» **AIM OF THE EXERCISE**: Exactly the lines from the first line of the records to the line holding "fig = plt.figure(figsize=(W" should be duplicated, and nothing more; pictures stay out.

----- DATA EXTRACT -----

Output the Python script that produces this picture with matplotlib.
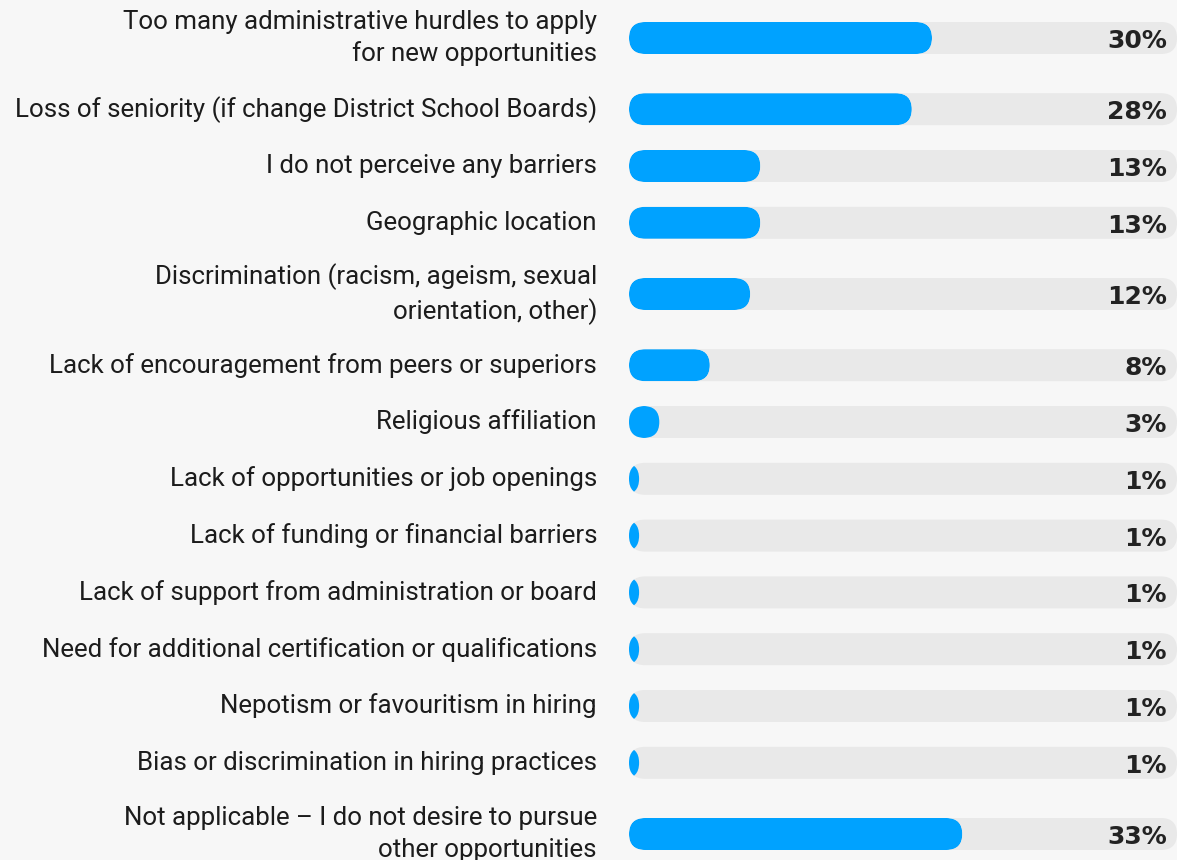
import matplotlib
matplotlib.use("Agg")
import matplotlib.pyplot as plt
from matplotlib.patches import FancyBboxPatch

BG = "#f7f7f7"
TRACK = "#e9e9e9"
BLUE = "#00a2ff"
TEXT = "#1c1c1c"

labels = [
    "Too many administrative hurdles to apply\nfor new opportunities",
    "Loss of seniority (if change District School Boards)",
    "I do not perceive any barriers",
    "Geographic location",
    "Discrimination (racism, ageism, sexual\norientation, other)",
    "Lack of encouragement from peers or superiors",
    "Religious affiliation",
    "Lack of opportunities or job openings",
    "Lack of funding or financial barriers",
    "Lack of support from administration or board",
    "Need for additional certification or qualifications",
    "Nepotism or favouritism in hiring",
    "Bias or discrimination in hiring practices",
    "Not applicable \u2013 I do not desire to pursue\nother opportunities",
]
values = [30, 28, 13, 13, 12, 8, 3, 1, 1, 1, 1, 1, 1, 33]

W, H, DPI = 1177, 860, 100
fig = plt.figure(figsize=(W / DPI, H / DPI), dpi=DPI, facecolor=BG)

# bar area: from x=629 px to right edge, y axis in pixels (top down)
left_px = 629
ax = fig.add_axes([left_px / W, 0, 1 - left_px / W, 1])
ax.set_facecolor(BG)
ax.axis("off")
px_per_pct = 10.1
xmax = (W - left_px) / px_per_pct
ax.set_xlim(0, xmax)
ax.set_ylim(H, 0)

# row layout: two-line rows take more room
half = [42.8 if "\n" in l else 28.4 for l in labels]
ys = [38.0]
for i in range(1, len(labels)):
    ys.append(ys[-1] + half[i - 1] + half[i])

bar_h = 32
r_y = bar_h / 2
r_x = r_y / px_per_pct


def rounded(x0, w, y, color, z):
    return FancyBboxPatch((x0, y - bar_h / 2), w, bar_h,
                          boxstyle=f"round,pad=0,rounding_size={r_x}",
                          mutation_aspect=px_per_pct,
                          facecolor=color, edgecolor="none", zorder=z)


for lab, v, y in zip(labels, values, ys):
    ax.add_patch(rounded(0, xmax, y, TRACK, 1))
    # small values: intersect two capsules -> lens shape
    w_full = max(v, 2 * r_x)
    bar = rounded(0, w_full, y, BLUE, 2)
    clip = rounded(v - w_full, w_full, y, BLUE, 2)
    clip.set_transform(ax.transData)
    ax.add_patch(bar)
    bar.set_clip_path(clip)

    ax.annotate(lab, xy=(0, y), xytext=(-32, 0), textcoords="offset pixels",
                ha="right", va="center", multialignment="right",
                fontsize=18.6, family="Roboto", color=TEXT,
                linespacing=1.38, annotation_clip=False)
    ax.annotate(f"{v}%", xy=(1, y), xycoords=ax.get_yaxis_transform(),
                xytext=(-10, -3), textcoords="offset pixels",
                ha="right", va="center", fontsize=18, family="DejaVu Sans",
                fontweight="bold", color="#222222", annotation_clip=False)

fig.savefig("out.png", dpi=DPI, facecolor=BG)
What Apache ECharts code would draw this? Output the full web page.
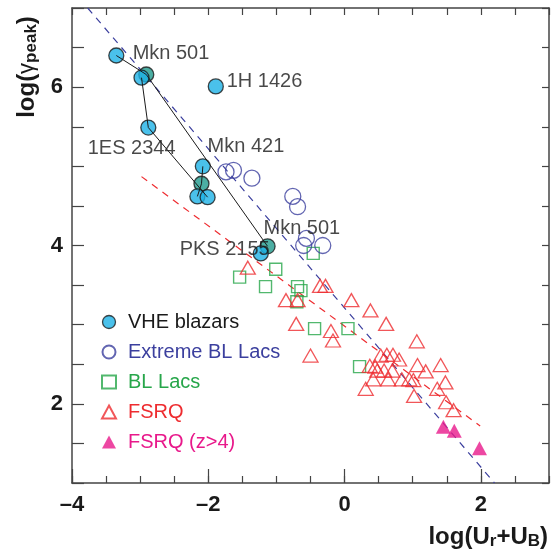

-----

» **THE COMPLETED TASK**:
Output the Python script that produces this picture with matplotlib.
import matplotlib
matplotlib.use("Agg")
import matplotlib.pyplot as plt
from matplotlib.patches import FancyBboxPatch

BG = "#f7f7f7"
TRACK = "#e9e9e9"
BLUE = "#00a2ff"
TEXT = "#1c1c1c"

labels = [
    "Too many administrative hurdles to apply\nfor new opportunities",
    "Loss of seniority (if change District School Boards)",
    "I do not perceive any barriers",
    "Geographic location",
    "Discrimination (racism, ageism, sexual\norientation, other)",
    "Lack of encouragement from peers or superiors",
    "Religious affiliation",
    "Lack of opportunities or job openings",
    "Lack of funding or financial barriers",
    "Lack of support from administration or board",
    "Need for additional certification or qualifications",
    "Nepotism or favouritism in hiring",
    "Bias or discrimination in hiring practices",
    "Not applicable \u2013 I do not desire to pursue\nother opportunities",
]
values = [30, 28, 13, 13, 12, 8, 3, 1, 1, 1, 1, 1, 1, 33]

W, H, DPI = 1177, 860, 100
fig = plt.figure(figsize=(W / DPI, H / DPI), dpi=DPI, facecolor=BG)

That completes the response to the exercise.